* _Challenge_
In the entries below, print exactly the lines from the first through the one with "(pother) at (-43,445)", both included, and none of the pictures.

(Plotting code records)
════
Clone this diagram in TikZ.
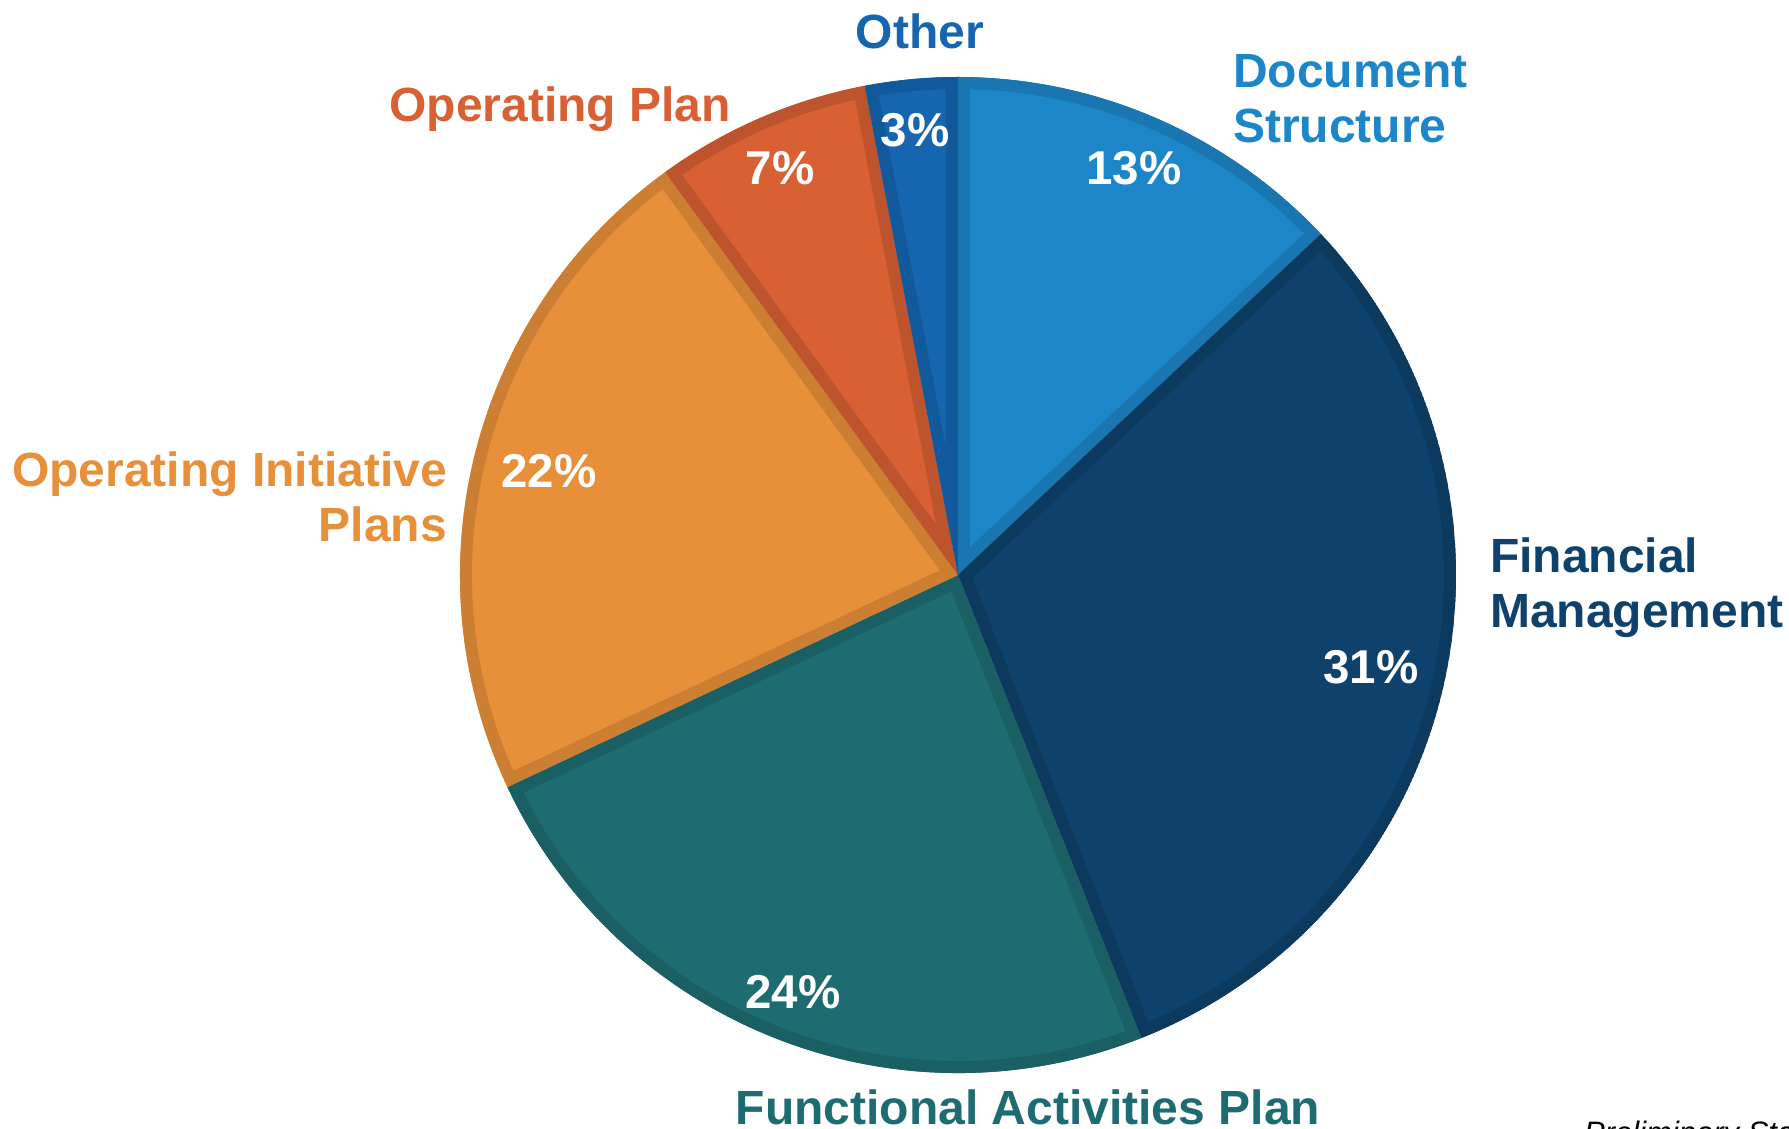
\documentclass[tikz,border=0pt]{standalone}
\usepackage{fontspec}
\setmainfont{Liberation Sans}

\definecolor{docblue}{HTML}{1C86C8}
\definecolor{finnavy}{HTML}{0E416B}
\definecolor{functeal}{HTML}{1C6C71}
\definecolor{initorange}{HTML}{E88F3A}
\definecolor{planred}{HTML}{D86033}
\definecolor{otherblue}{HTML}{1565B0}

\tikzset{every node/.style={inner sep=0pt,font=\bfseries\fontsize{48}{55}\selectfont},
  pct/.style={text=white,font=\bfseries\fontsize{47.5}{47.5}\selectfont}}

% wedge from angle #1 to #2, filled #3, inner band darker
\newcommand{\pieslice}[3]{%
  \begin{scope}
    \clip (0,0) -- (#1:498) arc[start angle=#1,end angle=#2,radius=498] -- cycle;
    \fill[#3] (0,0) -- (#1:498) arc[start angle=#1,end angle=#2,radius=498] -- cycle;
    \draw[#3!88!black,line width=24,line join=round] (0,0) -- (#1:498) arc[start angle=#1,end angle=#2,radius=498] -- cycle;
  \end{scope}}

\begin{document}
\begin{tikzpicture}[x=1pt,y=1pt]
      \useasboundingbox (-958,-554) rectangle (831,575);
      \clip (-958,-554) rectangle (831,575);

      \pieslice{43.2}{90}{docblue}
      \pieslice{-68.4}{43.2}{finnavy}
      \pieslice{-154.8}{-68.4}{functeal}
      \pieslice{126}{205.2}{initorange}
      \pieslice{100.8}{126}{planred}
      \pieslice{90}{100.8}{otherblue}

      \node[pct] (pdoc) at (176,407) {13\%};
      \node[pct] (pfin) at (413,-92) {31\%};
      \node[pct] (pfunc) at (-165,-417) {24\%};
      \node[pct] (pinit) at (-409,104) {22\%};
      \node[pct] (pplan) at (-178,407) {7\%};
      \node[pct] (pother) at (-43,445) {3\%};

      % multi-line nodes: base is the last line
      \node[text=otherblue,anchor=base] (other) at (-38,526) {Other};
      \node[text=planred,anchor=base east] (opplan) at (-227,453) {Operating Plan};
      \node[text=docblue,anchor=base west,align=left] (docstruct) at (275,432) {Document\\Structure};
      \node[text=finnavy,anchor=base west,align=left] (finmgmt) at (532,-53) {Financial\\Management};
      \node[text=initorange,anchor=base east,align=right] (opinit) at (-511,33) {Operating Initiative\\Plans};
      \node[text=functeal,anchor=base] (funcact) at (70,-549) {Functional Activities Plan};
      \node[anchor=base west,font=\itshape\fontsize{31}{31}\selectfont] (prelim) at (626,-568) {Preliminary Staff};
    \end{tikzpicture}
\end{document}
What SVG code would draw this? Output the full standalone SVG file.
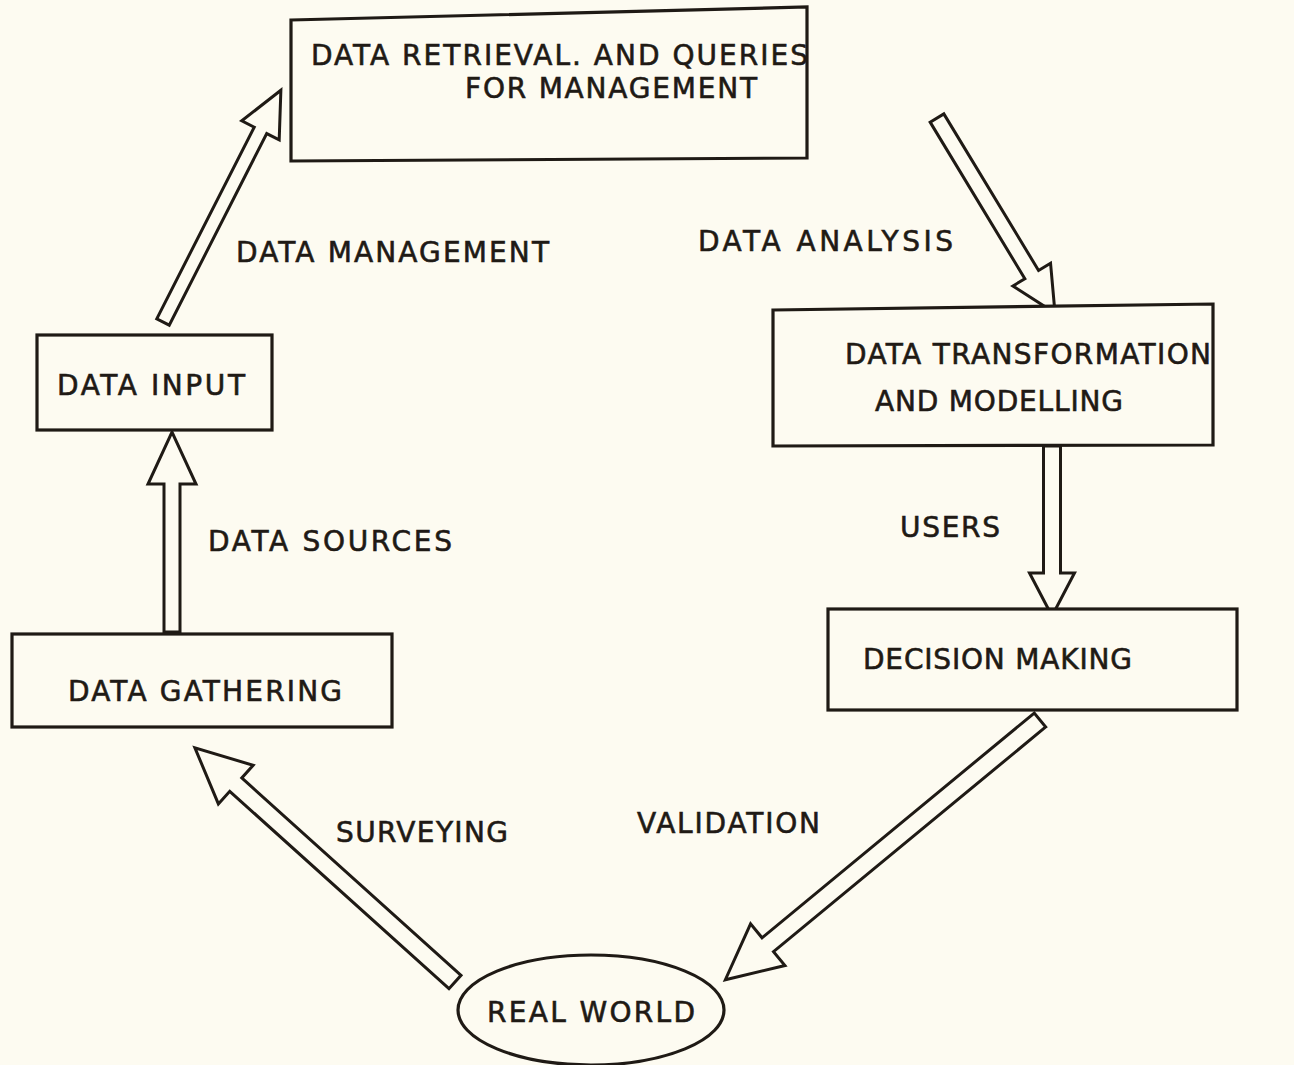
════
* _Exercise solution_
Clone this diagram in TikZ.
\documentclass[tikz,border=0pt]{standalone}
\usepackage{fontspec}
\setmainfont{Liberation Sans}

\definecolor{docblue}{HTML}{1C86C8}
\definecolor{finnavy}{HTML}{0E416B}
\definecolor{functeal}{HTML}{1C6C71}
\definecolor{initorange}{HTML}{E88F3A}
\definecolor{planred}{HTML}{D86033}
\definecolor{otherblue}{HTML}{1565B0}

\tikzset{every node/.style={inner sep=0pt,font=\bfseries\fontsize{48}{55}\selectfont},
  pct/.style={text=white,font=\bfseries\fontsize{47.5}{47.5}\selectfont}}

% wedge from angle #1 to #2, filled #3, inner band darker
\newcommand{\pieslice}[3]{%
  \begin{scope}
    \clip (0,0) -- (#1:498) arc[start angle=#1,end angle=#2,radius=498] -- cycle;
    \fill[#3] (0,0) -- (#1:498) arc[start angle=#1,end angle=#2,radius=498] -- cycle;
    \draw[#3!88!black,line width=24,line join=round] (0,0) -- (#1:498) arc[start angle=#1,end angle=#2,radius=498] -- cycle;
  \end{scope}}

\begin{document}
\begin{tikzpicture}[x=1pt,y=1pt]
      \useasboundingbox (-958,-554) rectangle (831,575);
      \clip (-958,-554) rectangle (831,575);

      \pieslice{43.2}{90}{docblue}
      \pieslice{-68.4}{43.2}{finnavy}
      \pieslice{-154.8}{-68.4}{functeal}
      \pieslice{126}{205.2}{initorange}
      \pieslice{100.8}{126}{planred}
      \pieslice{90}{100.8}{otherblue}

      \node[pct] (pdoc) at (176,407) {13\%};
      \node[pct] (pfin) at (413,-92) {31\%};
      \node[pct] (pfunc) at (-165,-417) {24\%};
      \node[pct] (pinit) at (-409,104) {22\%};
      \node[pct] (pplan) at (-178,407) {7\%};
      \node[pct] (pother) at (-43,445) {3\%};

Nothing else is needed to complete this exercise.